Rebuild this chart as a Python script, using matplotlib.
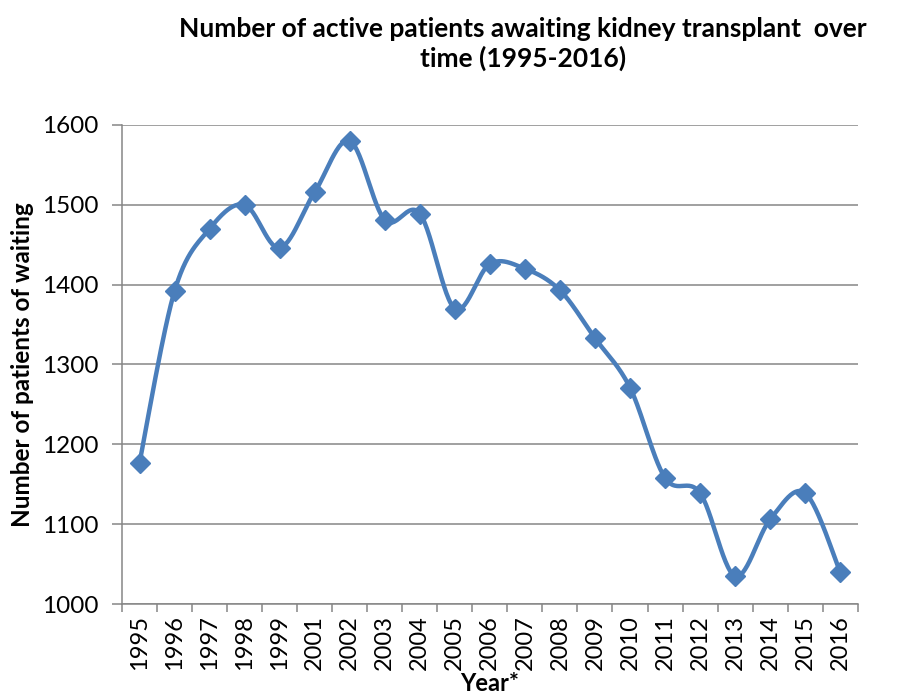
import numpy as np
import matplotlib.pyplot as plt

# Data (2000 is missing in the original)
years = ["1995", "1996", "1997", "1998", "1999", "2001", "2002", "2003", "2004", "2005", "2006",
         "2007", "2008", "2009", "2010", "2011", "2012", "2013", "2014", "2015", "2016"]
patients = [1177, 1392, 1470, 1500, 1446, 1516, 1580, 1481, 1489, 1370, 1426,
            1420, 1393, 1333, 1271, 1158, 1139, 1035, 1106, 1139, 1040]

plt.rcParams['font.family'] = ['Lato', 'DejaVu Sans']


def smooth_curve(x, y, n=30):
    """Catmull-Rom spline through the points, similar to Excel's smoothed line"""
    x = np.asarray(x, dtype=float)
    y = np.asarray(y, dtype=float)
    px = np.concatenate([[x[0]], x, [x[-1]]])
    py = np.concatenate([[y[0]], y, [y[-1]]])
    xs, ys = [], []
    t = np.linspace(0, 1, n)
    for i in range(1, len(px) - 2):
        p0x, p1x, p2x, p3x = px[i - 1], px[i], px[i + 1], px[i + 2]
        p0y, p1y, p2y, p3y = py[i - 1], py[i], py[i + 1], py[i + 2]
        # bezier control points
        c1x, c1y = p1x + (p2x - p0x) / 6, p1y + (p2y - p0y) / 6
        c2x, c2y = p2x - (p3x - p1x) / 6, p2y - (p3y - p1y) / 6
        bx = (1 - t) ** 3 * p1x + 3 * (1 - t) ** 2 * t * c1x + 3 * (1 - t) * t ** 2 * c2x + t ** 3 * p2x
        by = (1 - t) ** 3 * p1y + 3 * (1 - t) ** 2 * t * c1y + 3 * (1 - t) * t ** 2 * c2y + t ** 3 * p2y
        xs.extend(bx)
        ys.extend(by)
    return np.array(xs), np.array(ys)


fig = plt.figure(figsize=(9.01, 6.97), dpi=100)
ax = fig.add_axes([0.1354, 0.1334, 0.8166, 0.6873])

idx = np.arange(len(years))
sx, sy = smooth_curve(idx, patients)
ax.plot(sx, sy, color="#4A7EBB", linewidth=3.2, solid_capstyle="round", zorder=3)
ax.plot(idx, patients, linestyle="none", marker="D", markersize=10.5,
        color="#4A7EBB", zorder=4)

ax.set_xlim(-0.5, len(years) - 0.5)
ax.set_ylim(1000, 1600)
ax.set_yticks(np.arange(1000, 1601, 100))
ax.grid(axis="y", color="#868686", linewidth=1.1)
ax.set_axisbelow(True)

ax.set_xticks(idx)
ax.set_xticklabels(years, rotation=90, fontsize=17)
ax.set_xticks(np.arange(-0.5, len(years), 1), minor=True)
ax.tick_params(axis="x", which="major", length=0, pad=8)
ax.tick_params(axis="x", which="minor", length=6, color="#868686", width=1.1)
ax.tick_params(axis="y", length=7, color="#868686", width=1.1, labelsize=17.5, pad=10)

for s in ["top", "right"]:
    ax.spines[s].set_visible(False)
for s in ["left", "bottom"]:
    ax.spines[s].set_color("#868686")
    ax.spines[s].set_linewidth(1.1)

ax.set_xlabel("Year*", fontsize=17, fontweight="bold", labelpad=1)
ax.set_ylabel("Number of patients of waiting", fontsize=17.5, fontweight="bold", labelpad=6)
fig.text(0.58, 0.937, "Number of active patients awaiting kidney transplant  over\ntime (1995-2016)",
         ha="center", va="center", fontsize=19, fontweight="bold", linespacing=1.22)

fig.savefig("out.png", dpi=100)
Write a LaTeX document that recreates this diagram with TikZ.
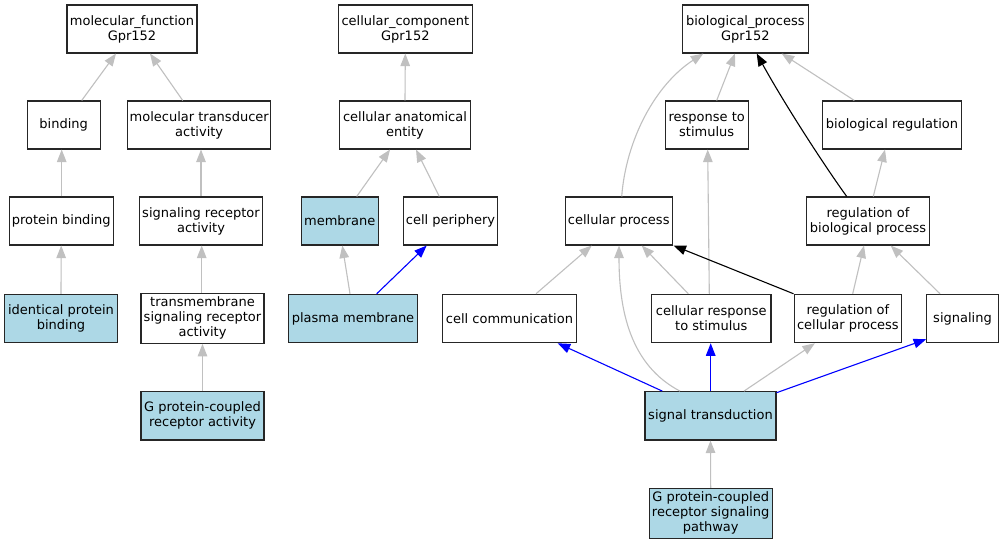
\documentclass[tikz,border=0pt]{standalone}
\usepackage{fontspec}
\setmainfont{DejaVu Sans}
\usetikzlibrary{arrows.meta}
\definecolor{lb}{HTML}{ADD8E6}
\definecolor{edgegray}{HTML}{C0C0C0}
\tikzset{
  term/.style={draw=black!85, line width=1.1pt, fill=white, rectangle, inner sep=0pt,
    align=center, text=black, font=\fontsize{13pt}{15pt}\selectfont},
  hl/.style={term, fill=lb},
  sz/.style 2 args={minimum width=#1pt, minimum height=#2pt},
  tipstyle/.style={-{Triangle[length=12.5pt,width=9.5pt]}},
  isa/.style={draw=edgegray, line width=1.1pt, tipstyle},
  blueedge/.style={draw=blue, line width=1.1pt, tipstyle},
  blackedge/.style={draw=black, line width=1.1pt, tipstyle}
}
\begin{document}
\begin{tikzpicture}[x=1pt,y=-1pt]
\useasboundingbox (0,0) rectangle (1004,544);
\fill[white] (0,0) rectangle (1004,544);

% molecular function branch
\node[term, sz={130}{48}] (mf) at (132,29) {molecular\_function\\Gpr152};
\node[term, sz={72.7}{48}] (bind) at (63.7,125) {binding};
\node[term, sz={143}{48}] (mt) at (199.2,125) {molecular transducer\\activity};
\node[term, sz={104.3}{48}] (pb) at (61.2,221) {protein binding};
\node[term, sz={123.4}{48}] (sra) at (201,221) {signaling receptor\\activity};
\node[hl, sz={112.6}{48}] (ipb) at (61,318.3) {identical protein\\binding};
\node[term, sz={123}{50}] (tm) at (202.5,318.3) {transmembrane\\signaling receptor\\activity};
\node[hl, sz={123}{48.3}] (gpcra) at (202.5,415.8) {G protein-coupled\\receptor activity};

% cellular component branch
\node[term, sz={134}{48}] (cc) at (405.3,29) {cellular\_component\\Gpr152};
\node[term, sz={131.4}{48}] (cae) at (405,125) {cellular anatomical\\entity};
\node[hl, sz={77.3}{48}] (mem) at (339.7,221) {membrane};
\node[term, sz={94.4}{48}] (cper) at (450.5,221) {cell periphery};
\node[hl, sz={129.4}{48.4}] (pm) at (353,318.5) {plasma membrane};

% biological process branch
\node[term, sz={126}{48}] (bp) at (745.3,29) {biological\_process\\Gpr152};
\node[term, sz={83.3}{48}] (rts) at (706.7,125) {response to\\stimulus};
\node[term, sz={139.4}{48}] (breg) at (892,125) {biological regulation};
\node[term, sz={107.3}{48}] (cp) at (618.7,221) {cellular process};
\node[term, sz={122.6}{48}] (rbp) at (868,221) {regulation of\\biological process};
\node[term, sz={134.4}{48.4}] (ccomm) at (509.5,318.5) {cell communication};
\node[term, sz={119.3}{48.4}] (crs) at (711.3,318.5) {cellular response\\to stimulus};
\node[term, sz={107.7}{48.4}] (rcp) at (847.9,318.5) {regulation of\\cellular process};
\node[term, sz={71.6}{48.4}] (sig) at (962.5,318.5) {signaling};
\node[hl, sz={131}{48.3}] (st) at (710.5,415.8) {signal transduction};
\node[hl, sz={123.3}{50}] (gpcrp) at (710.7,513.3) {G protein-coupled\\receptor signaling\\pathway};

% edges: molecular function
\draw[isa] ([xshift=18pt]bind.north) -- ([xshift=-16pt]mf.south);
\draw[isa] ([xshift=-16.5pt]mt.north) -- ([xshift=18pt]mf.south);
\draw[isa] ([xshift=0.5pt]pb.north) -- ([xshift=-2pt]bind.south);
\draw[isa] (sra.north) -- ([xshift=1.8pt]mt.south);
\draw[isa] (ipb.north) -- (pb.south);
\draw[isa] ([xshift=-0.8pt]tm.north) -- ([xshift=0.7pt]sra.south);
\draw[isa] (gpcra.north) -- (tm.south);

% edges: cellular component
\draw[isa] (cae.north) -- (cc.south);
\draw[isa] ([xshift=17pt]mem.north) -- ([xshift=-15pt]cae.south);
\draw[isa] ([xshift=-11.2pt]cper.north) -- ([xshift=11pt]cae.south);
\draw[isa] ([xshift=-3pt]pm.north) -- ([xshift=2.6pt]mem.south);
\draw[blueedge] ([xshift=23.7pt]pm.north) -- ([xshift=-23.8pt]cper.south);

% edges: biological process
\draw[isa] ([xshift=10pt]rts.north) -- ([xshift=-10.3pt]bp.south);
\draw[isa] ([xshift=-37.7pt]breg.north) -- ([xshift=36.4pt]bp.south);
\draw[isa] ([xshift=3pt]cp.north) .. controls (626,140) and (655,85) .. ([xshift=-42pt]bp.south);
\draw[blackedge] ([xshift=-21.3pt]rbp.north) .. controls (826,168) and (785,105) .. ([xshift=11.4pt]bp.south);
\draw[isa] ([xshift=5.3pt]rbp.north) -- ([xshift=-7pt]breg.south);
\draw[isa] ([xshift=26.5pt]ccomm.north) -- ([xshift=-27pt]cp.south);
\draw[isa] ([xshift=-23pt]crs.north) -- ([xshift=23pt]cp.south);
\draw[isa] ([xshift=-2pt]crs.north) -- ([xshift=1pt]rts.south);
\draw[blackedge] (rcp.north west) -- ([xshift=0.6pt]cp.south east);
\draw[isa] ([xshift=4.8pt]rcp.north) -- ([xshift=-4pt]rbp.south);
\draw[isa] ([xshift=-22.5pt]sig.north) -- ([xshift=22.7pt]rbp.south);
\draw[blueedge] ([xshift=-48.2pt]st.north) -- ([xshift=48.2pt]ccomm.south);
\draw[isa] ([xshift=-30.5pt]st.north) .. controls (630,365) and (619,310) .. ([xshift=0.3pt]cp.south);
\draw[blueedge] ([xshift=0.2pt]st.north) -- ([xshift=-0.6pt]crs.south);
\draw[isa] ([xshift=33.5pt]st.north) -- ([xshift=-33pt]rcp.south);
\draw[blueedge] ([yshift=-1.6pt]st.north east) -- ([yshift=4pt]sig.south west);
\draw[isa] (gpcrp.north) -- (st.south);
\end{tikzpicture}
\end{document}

******

**Task brief:** Set the lines above down again, word for word, from the first through the one containing "import matplotlib.pyplot as plt"; pictures excluded.

**Finished answer:**
Rebuild this chart as a Python script, using matplotlib.
import numpy as np
import matplotlib.pyplot as plt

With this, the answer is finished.